The Palouse (pə-LOOSS) is a region of the northwestern United States, encompassing parts of southeastern Washington, north central Idaho and, in some definitions, extending south into northeast Oregon. It is a major agricultural area, primarily producing wheat and legumes.
The origin of the name “Palouse” is unclear. One theory is that the name of the Palus tribe (spelled in early accounts variously Palus, Palloatpallah, Pelusha, et cetera) was converted by French-Canadian fur traders to the more familiar French word pelouse, meaning “land with short and thick grass” or “lawn.” Over time, the spelling changed to Palouse. Another theory is that the name was in the first place a French word, describing the area which was then applied to the indigenous people inhabiting it.
The landscape of the Palouse Prairie is unlike any other landscape I have seen. As I drove in a northeasterly direction from Walla Walla on March 30, I entered terrain of closely packed round hills, seemingly placed at random. There were no ridges or lines of hills. I watched and hoped for a high spot to pull off the road and take a panorama shot of this fascinating country, but it was not to be. The photo above was taken through the windshield while I was driving about 40mph! Finally, I came to a relatively straight stretch of road with a broad shoulder and I pulled off to snap another photo.
While I never did catch sight of any fields of the regionally coveted Walla Walla Sweet Onions, it was obvious the Palouse is a prime agricultural area. Most fields, however, still carried last year’s stubble or had only recently been plowed. What do they grow here? Since the majority of my drive through the Palouse was in Columbia County, I did a bit of research and learned that:
- Columbia County’s crops include 78,000 acres of wheat, 11,591 acres of barley, and 11,416 acres of lentils.
- Washington produces 43% of the lentils grown in the U.S. and most of those are grown in the Palouse.
- The loess hills of the Palouse Prairie were formed during the Ice Ages. The wind deposited silt from glacial outwash plains to the south and west, in much the same way as sand dunes are formed in deserts today.

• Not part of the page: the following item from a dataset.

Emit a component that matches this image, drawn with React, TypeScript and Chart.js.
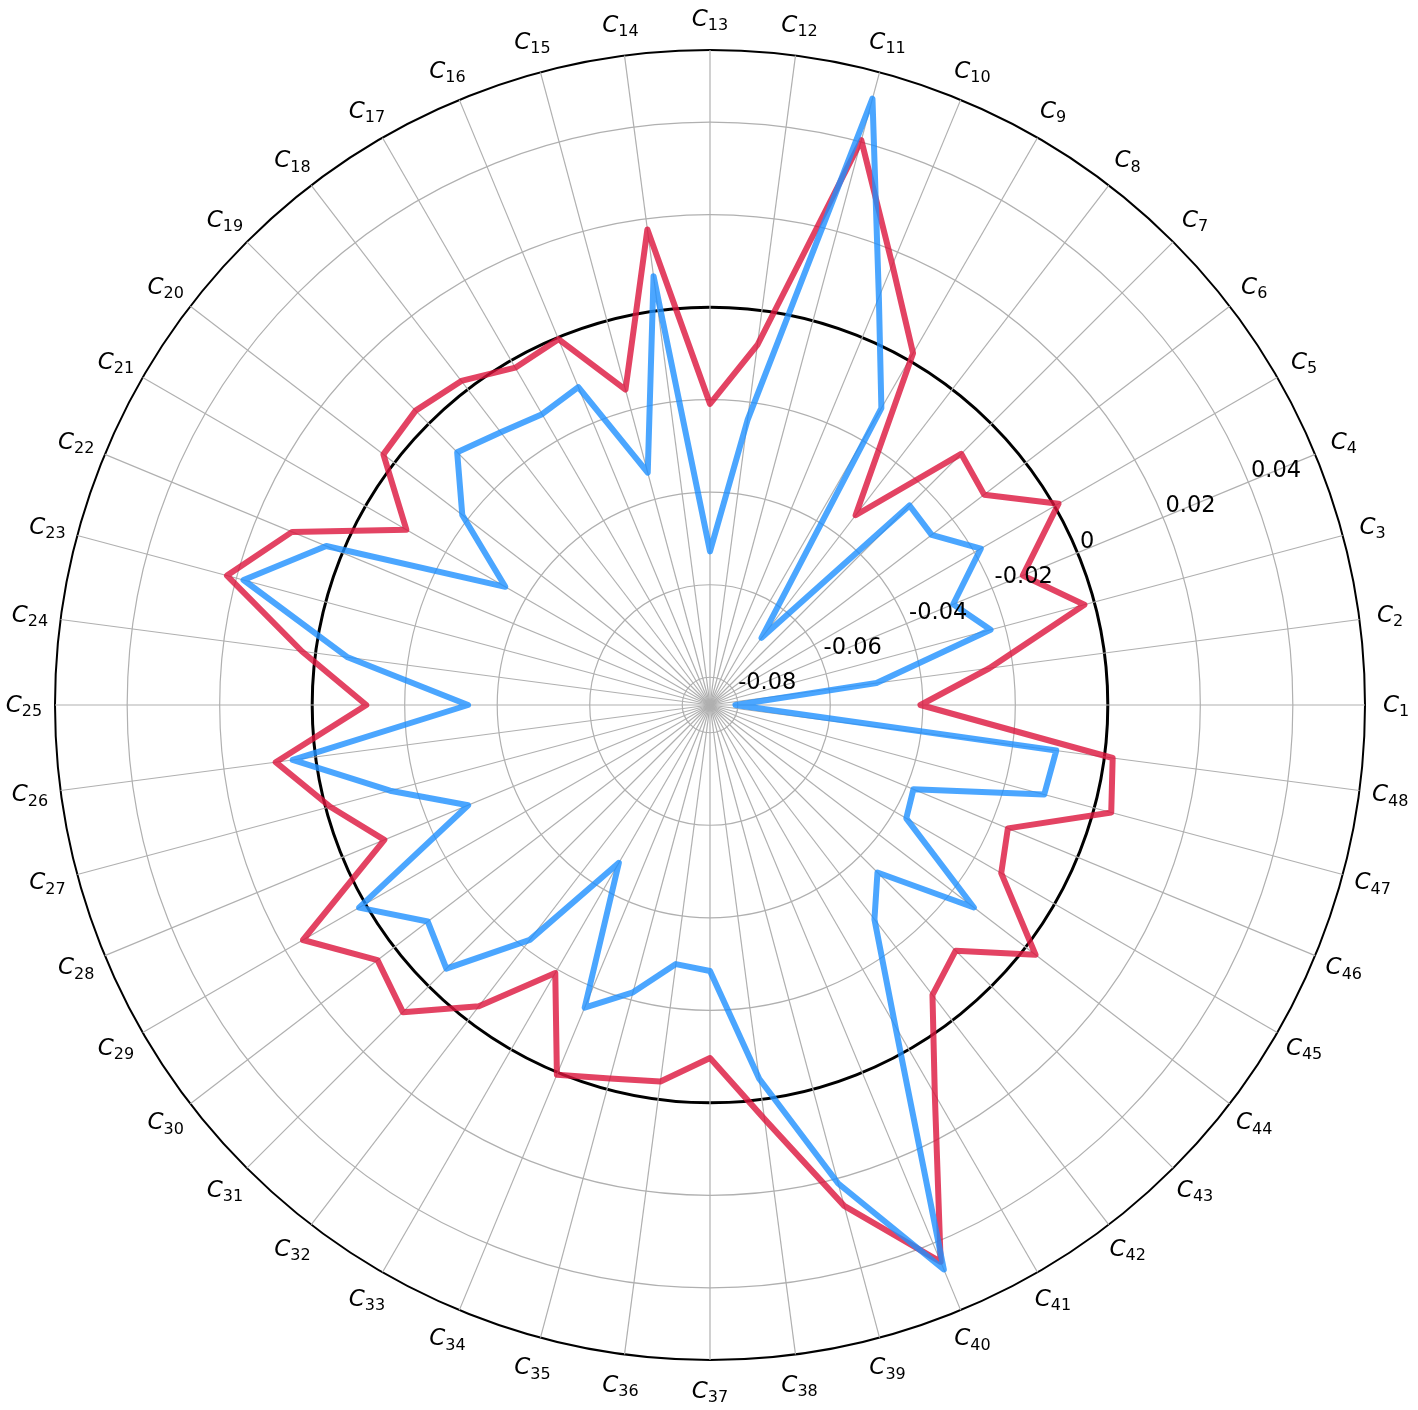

- The original vegetation of this area was a mixture of perennial bunchgrasses and wildflowers which, in spring and summer, gave the appearance of a lush meadow, or Palouse Prairie.
- Average annual rainfall is around 18 inches.
About the time I turned to go west toward Palouse Falls, the landscape changed. The loess hills were left behind and the road climbed into channeled scablands created by the great ice age Missoula Floods. At times, the view of the Palouse Prairie and Blue Mountains in my rearview mirror was breathtaking, but unfortunately, there was no safe place to pull over to take a photo.
I passed through the town of Starbuck, but Starbuck’s Coffee will never set up shop there. The population, as of 2012, was 127, with a median age of 58.1. I can’t help but wonder how many more years this town will exist.
Then, suddenly, there was the Snake River and a long, high, narrow bridge. At just 20 feet wide and with bumpy seams in the concrete deck, I slowed the car to 35mph. I simply didn’t want to drive 50mph over that bridge. Now that I have read its history, I understand why.
This very bridge once spanned the Columbia River at Vantage and was constructed in 1927. In the 1960s, it was decided to replace this narrow two-lane bridge, which had become unsafe for high volume traffic. Amazingly, it was dismantled and placed in storage until 1968, when the state decided to reconstruct the bridge to replace the Lyons Ferry crossing on the Snake River. No wonder I didn’t feel like driving fast over it! A 2012 inspection rated its sufficiency at 63.3%. It is 1,500 feet long and 486 feet above the Snake River and is the oldest steel cantilever bridge in Washington. Average daily traffic is 532 vehicles.
On the other side of the bridge is Lyons Ferry State Park, where I stopped to admire the view and snap some photos. While I was there, I heard a low rumble and wondered if there might be a thunder storm nearby. The rumble continued, and gradually became louder until I saw that it was a very slow-moving train approaching an even scarier bridge. Owned by Union Pacific Railroad, the Joso High Bridge is a massive deck truss bridge that is 3,920 feet long and includes a curve on the south bank of the river. I estimate the train was moving at about 5mph and it took several minutes to cross.
A few miles farther on, I finally arrived at a 2-mile gravel wash-board road that ended at Palouse Falls State Park. The ancestral Palouse river flowed through the currently dry Washtucna Coulee to the Columbia River. The Palouse Falls and surrounding canyons were created when the Missoula Floods overtopped the south valley wall of the ancestral Palouse River, diverting it to it’s current course to the Snake River by erosion of a new channel. Over 200 feet of columnar basalt is exposed around the falls. As I discovered, on a sunny day, with the sun at the proper angle, one can see a rainbow near the base of the falls.
With my back to Palouse Falls, the view very definitely shows how the Missoula Floods carved a channel for the Palouse River.
I hope you enjoyed touring the Palouse with me.